[Python-3000] Interest in PEP for callbacks on module import
Phillip J. Eby
pje at telecommunity.com
Sat Dec 8 22:04:55 CET 2007
At 09:55 PM 12/8/2007 +0100, Christian Heimes wrote:
>Nick Coghlan wrote:
> > I'm far from convinced that a from-scratch rewrite (particularly in C)
> > is a great idea myself - that's why I suggested a PEP to look at some of
> > the issues.
>
>Yesterday I wrote down a quick survey of codes with some use cases. Then
>I compared my ideas with PJE's import tool. His working implementation
>is almost identical to my idea. In my opinion we can copy his import
>callback API and re-implement it in C.
>
> > Some curly questions I thought of myself:
> >
> > - What do we do if something is inserted in sys.modules directly, and
> > then imported later? Do registered callbacks for that module trigger at
> > all?

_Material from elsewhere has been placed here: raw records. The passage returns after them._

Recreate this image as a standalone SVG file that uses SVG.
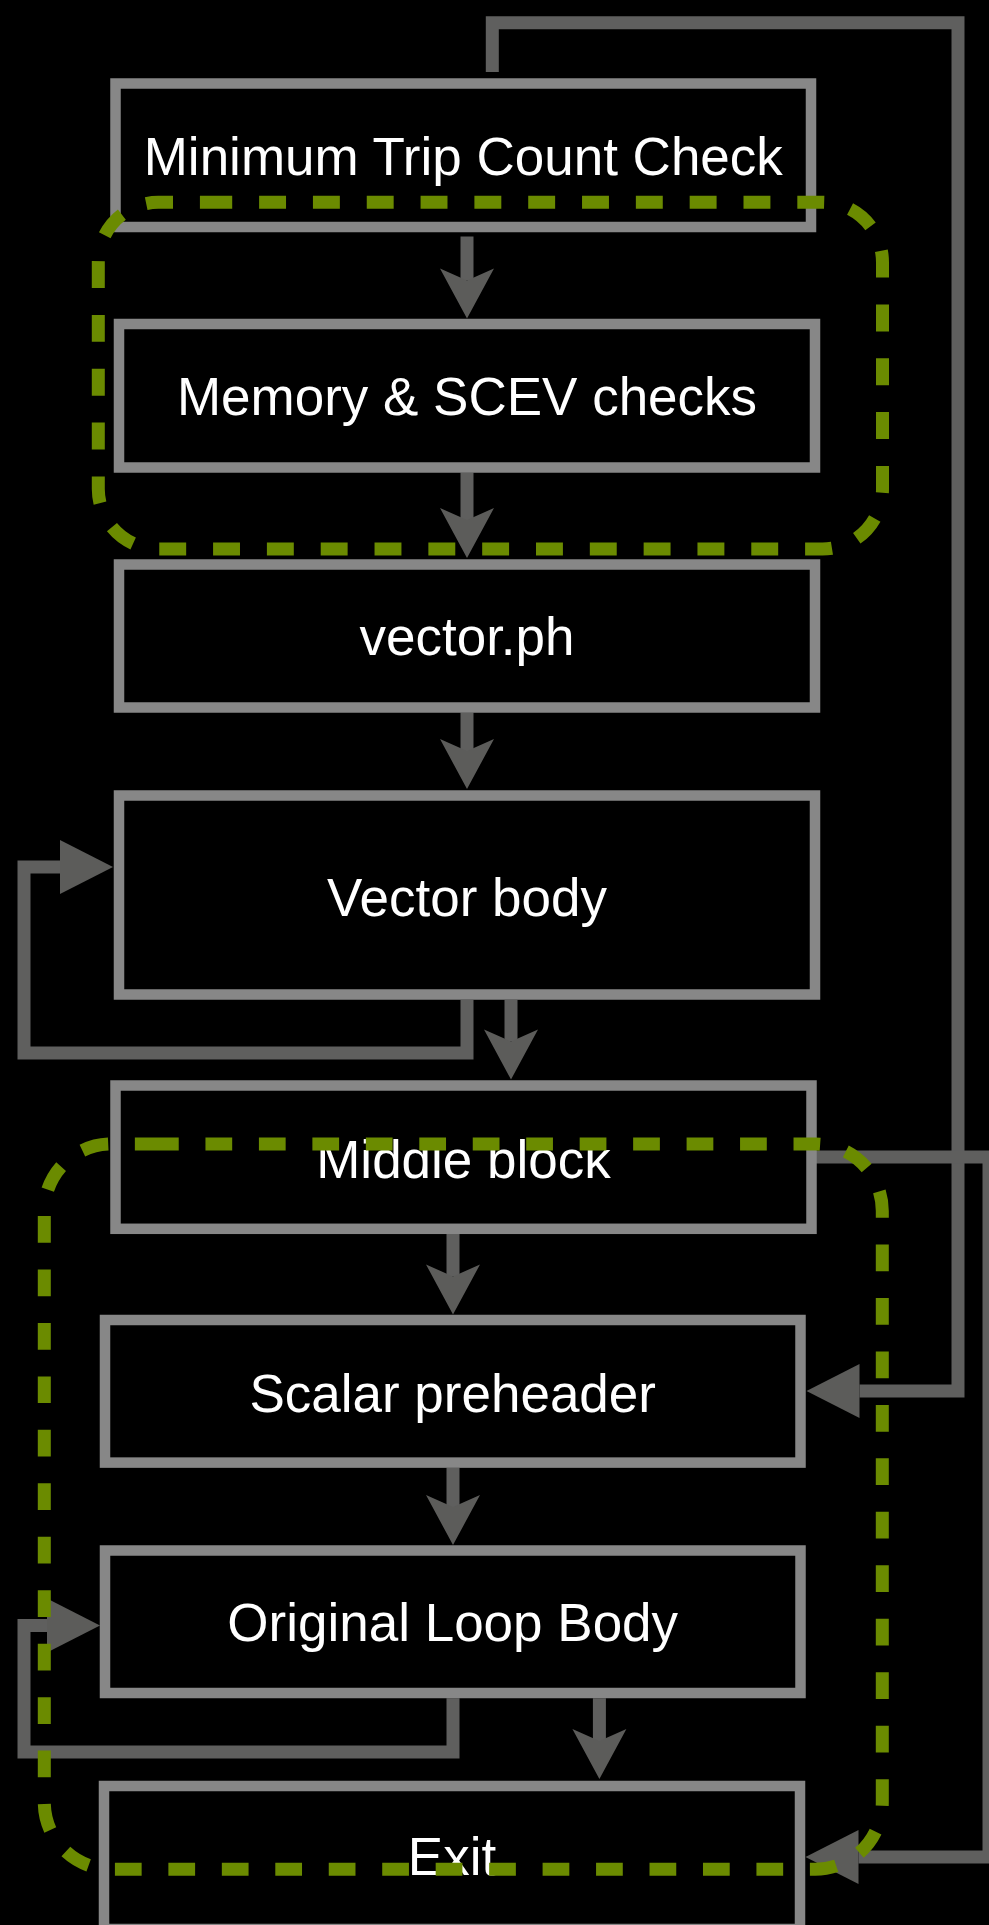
<svg xmlns="http://www.w3.org/2000/svg" width="989" height="1925" viewBox="0 0 989 1925">
<style>
.box{fill:#000;stroke:#878787;stroke-width:10.5}
.lbl{font-family:"Liberation Sans",Arial,Helvetica,sans-serif;font-size:53px;fill:#fff;text-anchor:middle}
.c{fill:none;stroke:#5f5f5e;stroke-width:13;stroke-linejoin:miter;stroke-linecap:butt}
.grp{fill:none;stroke:#6b8b00;stroke-width:13}
</style>
<defs>
<marker id="av" markerUnits="userSpaceOnUse" viewBox="0 -30 60 60" markerWidth="60" markerHeight="60" refX="12" refY="0" orient="auto" overflow="visible">
<path d="M0,-27 L50,0 L0,27 L12,0 Z" fill="#5c5c5a"/>
</marker>
<marker id="ah" markerUnits="userSpaceOnUse" viewBox="0 -30 60 60" markerWidth="60" markerHeight="60" refX="0" refY="0" orient="auto" overflow="visible">
<path d="M0,-27 L53,0 L0,27 Z" fill="#5c5c5a"/>
</marker>
</defs>
<rect x="0" y="0" width="989" height="1925" fill="#000"/>

<g id="connectors">
<path class="c" d="M492.3,72 V22.7 H958 V1391 H859.5" marker-end="url(#ah)"/>
<path class="c" d="M816,1157 H989 V1857 H858.5" marker-end="url(#ah)"/>
<path class="c" d="M467,236.5 V280.5" marker-end="url(#av)"/>
<path class="c" d="M467,472.6 V520" marker-end="url(#av)"/>
<path class="c" d="M467,712.6 V751" marker-end="url(#av)"/>
<path class="c" d="M467,1000 V1053 H24 V867 H60" marker-end="url(#ah)"/>
<path class="c" d="M511,1000 V1041.5" marker-end="url(#av)"/>
<path class="c" d="M453,1234 V1276.5" marker-end="url(#av)"/>
<path class="c" d="M453,1467.9 V1507" marker-end="url(#av)"/>
<path class="c" d="M453,1698.3 V1752 H24 V1625.5 H47" marker-end="url(#ah)"/>
<path class="c" d="M599.4,1698.3 V1741" marker-end="url(#av)"/>
</g>

<g id="node-min-trip">
<rect class="box" x="115.5" y="83.5" width="695.5" height="143.5"/>
<text class="lbl" x="463.3" y="175">Minimum Trip Count Check</text>
</g>
<g id="node-memory">
<rect class="box" x="119" y="324" width="696" height="143.5"/>
<text class="lbl" x="467" y="415">Memory &amp; SCEV checks</text>
</g>
<g id="node-vector-ph">
<rect class="box" x="119" y="564.5" width="696" height="143"/>
<text class="lbl" x="467" y="655">vector.ph</text>
</g>
<g id="node-vector-body">
<rect class="box" x="119" y="795.5" width="696" height="199"/>
<text class="lbl" x="467" y="915.5">Vector body</text>
</g>
<g id="node-middle">
<rect class="box" x="115.5" y="1085.5" width="696" height="143.3"/>
<text class="lbl" x="463.5" y="1178">Middle block</text>
</g>
<g id="node-scalar-ph">
<rect class="box" x="105" y="1320" width="695.5" height="142.6"/>
<text class="lbl" x="452.7" y="1411.5">Scalar preheader</text>
</g>
<g id="node-original">
<rect class="box" x="105" y="1550.5" width="695.5" height="142.5"/>
<text class="lbl" x="452.7" y="1640.5">Original Loop Body</text>
</g>
<g id="node-exit">
<rect class="box" x="104" y="1786" width="696" height="143"/>
<text class="lbl" x="452" y="1875">Exit</text>
</g>

<g id="group-checks">
<path class="grp" stroke-dasharray="26.91 26.91" d="M205.3,202.3 H822.5 A60,60 0 0 1 882.5,262.3 V489 A60,60 0 0 1 822.5,549 H158.3 A60,60 0 0 1 98.3,489 V262.3 A60,60 0 0 1 158.3,202.3 Z"/>
</g>
<g id="group-scalar">
<path class="grp" stroke-dasharray="26.73 26.73" d="M152,1144 H815.3 A67,67 0 0 1 882.3,1211 V1802.3 A67,67 0 0 1 815.3,1869.3 H111.3 A67,67 0 0 1 44.3,1802.3 V1211 A67,67 0 0 1 111.3,1144 Z"/>
</g>
</svg>
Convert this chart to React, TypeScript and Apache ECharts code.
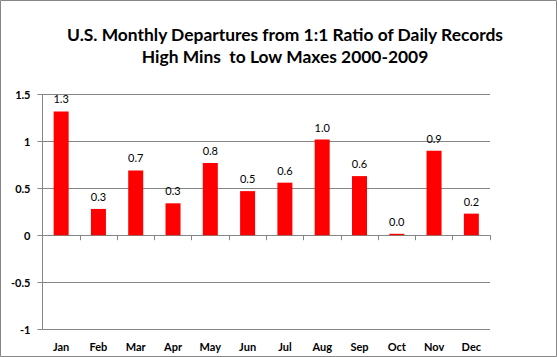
import React, { useEffect, useRef } from "react";
import * as echarts from "echarts";

const titleLines = [
  "U.S. Monthly Departures from 1:1 Ratio of Daily Records",
  "High Mins  to Low Maxes 2000-2009",
];
const months = ["Jan", "Feb", "Mar", "Apr", "May", "Jun", "Jul", "Aug", "Sep", "Oct", "Nov", "Dec"];
const departures = [1.32, 0.28, 0.69, 0.34, 0.77, 0.47, 0.56, 1.02, 0.63, 0.015, 0.9, 0.23];
const yMin = -1;
const yMax = 1.5;
const yStep = 0.5;

const FONT = "Lato, 'Open Sans', sans-serif";
const GRAY = "#868686";

export default function App() {
  const ref = useRef<HTMLDivElement>(null);
  useEffect(() => {
    document.body.style.margin = "0";
    const chart = echarts.init(ref.current!, null, { renderer: "svg" });
    chart.setOption({
      animation: false,
      backgroundColor: "#ffffff",
      textStyle: { fontFamily: FONT },
      graphic: [
        {
          type: "rect",
          shape: { x: 0.5, y: 0.5, width: 556, height: 356 },
          style: { fill: "none", stroke: GRAY, lineWidth: 1 },
          silent: true,
        },
        {
          type: "text",
          x: 285,
          y: 34,
          style: {
            text: titleLines[0],
            textAlign: "center",
            textVerticalAlign: "middle",
            fontFamily: FONT,
            fontWeight: "bold",
            fontSize: 17.4,
            fill: "#000",
          },
        },
        {
          type: "text",
          x: 285,
          y: 56,
          style: {
            text: titleLines[1],
            textAlign: "center",
            textVerticalAlign: "middle",
            fontFamily: FONT,
            fontWeight: "bold",
            fontSize: 17.4,
            fill: "#000",
          },
        },
      ],
      grid: {
        left: 42.5,
        right: 67,
        top: 94.5,
        bottom: 28,
        containLabel: false,
        outerBoundsMode: "none",
      },
      xAxis: {
        type: "category",
        data: months,
        axisLine: { onZero: true, lineStyle: { color: GRAY, width: 1 } },
        axisTick: { show: true, length: 5, lineStyle: { color: GRAY } },
        axisLabel: {
          margin: 12,
          color: "#000",
          fontWeight: "bold",
          fontSize: 11,
          fontFamily: FONT,
        },
        splitLine: { show: false },
      },
      yAxis: {
        type: "value",
        min: yMin,
        max: yMax,
        interval: yStep,
        axisLine: { show: true, lineStyle: { color: GRAY, width: 1 } },
        axisTick: { show: true, length: 5, lineStyle: { color: GRAY } },
        axisLabel: {
          margin: 12,
          color: "#000",
          fontWeight: "bold",
          fontSize: 11,
          fontFamily: FONT,
        },
        splitLine: { show: true, lineStyle: { color: GRAY, width: 1 } },
      },
      series: [
        {
          type: "bar",
          data: departures,
          barWidth: 15,
          itemStyle: { color: "#ff0000" },
          label: {
            show: true,
            position: "top",
            distance: 7,
            color: "#000",
            fontSize: 11,
            fontFamily: FONT,
            formatter: (p: any) => Number(p.value).toFixed(1),
          },
        },
      ],
    });
    return () => chart.dispose();
  }, []);
  return <div ref={ref} style={{ width: 557, height: 357 }} />;
}
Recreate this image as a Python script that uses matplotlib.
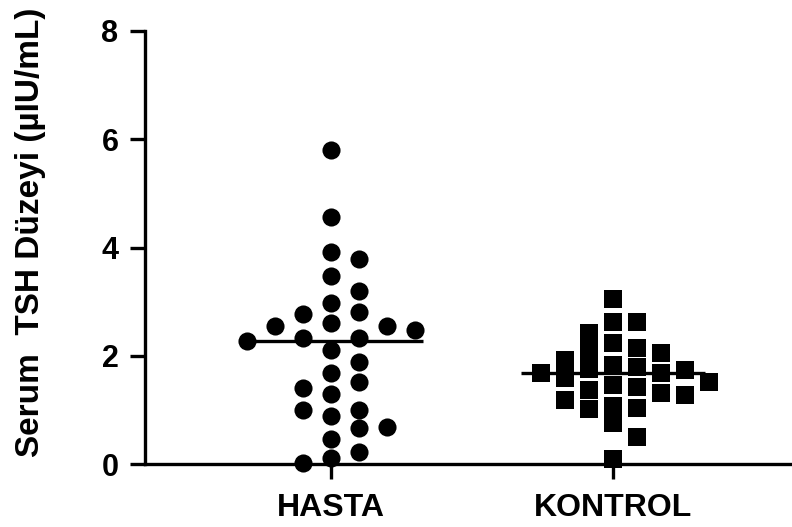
import matplotlib
matplotlib.use("Agg")
import matplotlib.pyplot as plt
import numpy as np

groups = ["HASTA", "KONTROL"]
hasta = [5.80, 4.57, 3.91, 3.79, 3.47, 3.19, 2.97, 2.80, 2.77, 2.60, 2.55,
         2.55, 2.48, 2.32, 2.32, 2.28, 2.11, 1.89, 1.68, 1.52, 1.40, 1.29,
         1.00, 0.99, 0.89, 0.69, 0.66, 0.46, 0.22, 0.11, 0.02]
kontrol = [3.05, 2.62, 2.63, 2.42, 2.23, 2.14, 2.08, 2.05, 1.92, 1.83, 1.80,
           1.75, 1.74, 1.68, 1.68, 1.58, 1.52, 1.46, 1.43, 1.37, 1.31, 1.28,
           1.18, 1.07, 1.03, 1.01, 0.75, 0.50, 0.10]
yticks = [0, 2, 4, 6, 8]


def swarm(values, gap):
    # greedy column placement: a point takes the nearest free column
    # (0, +1, -1, +2, -2 ...) where it does not touch a point already there
    placed = []
    offsets = np.zeros(len(values))
    order = np.argsort(values)[::-1]
    for i in order:
        v = values[i]
        k = 0
        while True:
            col = (k + 1) // 2 * (1 if k % 2 else -1)
            if all(c != col or abs(v - pv) >= gap for c, pv in placed):
                break
            k += 1
        placed.append((col, v))
        offsets[i] = col
    return offsets


plt.rcParams["font.family"] = ["Liberation Sans", "DejaVu Sans"]
plt.rcParams["font.weight"] = "bold"

fig = plt.figure(figsize=(7.92, 5.27), dpi=100)
ax = fig.add_axes([0.183, 0.1195, 0.817, 0.8217])

series = [(hasta, "o", 170, 0.0993, 0.333), (kontrol, "s", 150, 0.085, 0.314)]
for i, (vals, mk, size, step, gap) in enumerate(series):
    vals = np.array(vals)
    xs = i + swarm(vals, gap) * step
    ax.scatter(xs, vals, s=size, marker=mk, color="black", linewidths=0,
               zorder=3, clip_on=False)
    ax.plot([i - 0.325, i + 0.325], [np.median(vals)] * 2, color="black",
            lw=2.4, zorder=4, solid_capstyle="butt")

ax.set_xlim(-0.66, 1.635)
ax.set_ylim(0, 8)
ax.set_xticks(range(len(groups)))
ax.set_xticklabels(groups, fontsize=23, fontweight="bold")
ax.set_yticks(yticks)
ax.set_yticklabels([str(t) for t in yticks], fontsize=22, fontweight="bold")
ax.set_ylabel("Serum  TSH Düzeyi (µIU/mL)", fontsize=24, fontweight="bold")
ax.yaxis.set_label_coords(-0.153, 0.536)

for side in ["top", "right"]:
    ax.spines[side].set_visible(False)
for side in ["left", "bottom"]:
    ax.spines[side].set_linewidth(2.4)
ax.tick_params(axis="both", width=2.4, length=11, color="black")
ax.tick_params(axis="x", pad=10)
ax.tick_params(axis="y", pad=8)

fig.savefig("out.png", dpi=100)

If so, when?
>
>I'll answer the question with a list of use cases
>
>* a new callback is registered and module is not loaded
> o callback is added to a registry: module name -> list of callbacks
>
>* module is inserted into sys.modules[] manually
> o nothing happens
Note that in my implementation, an entry is added to sys.modules
immediately, so this scenario can't happen without *replacing* the
sys.modules entry.
>* module is loaded with __import__() but callbacks weren't fired yet
> o the existing import mechanism is called
> o after the module is loaded and inserted into sys.modules
> the callbacks are fired in reverse order (FILO).
Why not FIFO?
>What's the difference between lazy and weak importing?
"Weak importing" is my name for having a run-this-on-import callback,
implemented in terms of lazy importing.
Lazy importing is putting a module object into sys.modules, but not
loading its contents until you attempt to get or set a module attribute.